The concept of reverse osmosis (RO) was first studied by Fick in 1855 (Glater, 1998) but pressure-driven RO membranes were not developed and tested until the mid-1950s by researchers at UCLA, University of Florida, and the US Office of Saline Water (Glater, 1998). RO and nanofiltration (NF) membrane manufacturers now produce many types of membranes, and different designs are optimized for productivity (high flux), lower energy, high salt rejection, fouling resistance, or other useful properties. Both RO and NF systems efficiency is limited by the solubility of species present in the feed.
RO and NF produce two streams of water, namely permeate and concentrate. The concentrate contains all of the salts removed by the membrane. Typical brackish RO/NF systems can operate at 75-85% recovery and are limited by the sparingly soluble salts such as CaSO4, CaCO3, and silica. The amount of salts in the concentrate is related to the recovery of the RO/NF; higher recovery systems will have higher concentrations. Disposal or treatment of the concentrate can be a limitation to the installation of RO or NF.

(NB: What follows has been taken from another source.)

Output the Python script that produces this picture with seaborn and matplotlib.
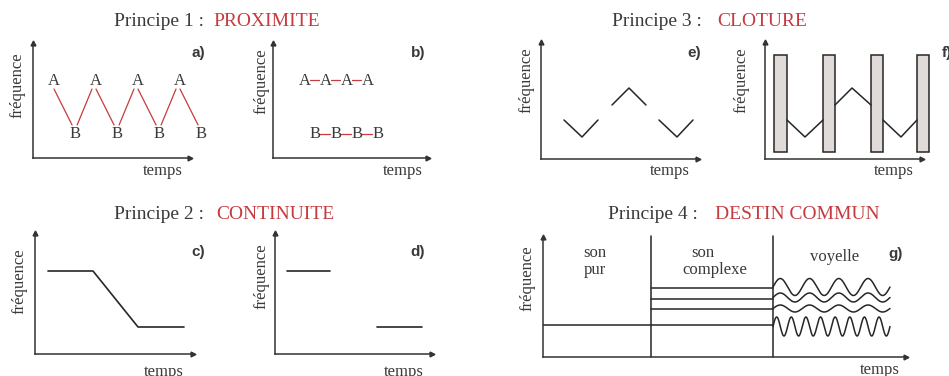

Both reverse osmosis and nanofiltration utilize pressure to produce permeate from a brackish water source using semi-permeable membranes installed in pressure vessels. RO is able to produce high quality product water; however, it requires higher pressure than NF and can be susceptible to fouling and scaling. Rejection of multi-valent and large molecules in brackish feedwater is similar for RO and NF membranes, but NF membranes have lower rejection of monovalent and uncharged molecules. NF can produce good quality permeate that meets primary drinking water standards and can require substantially lower feed pressure than RO.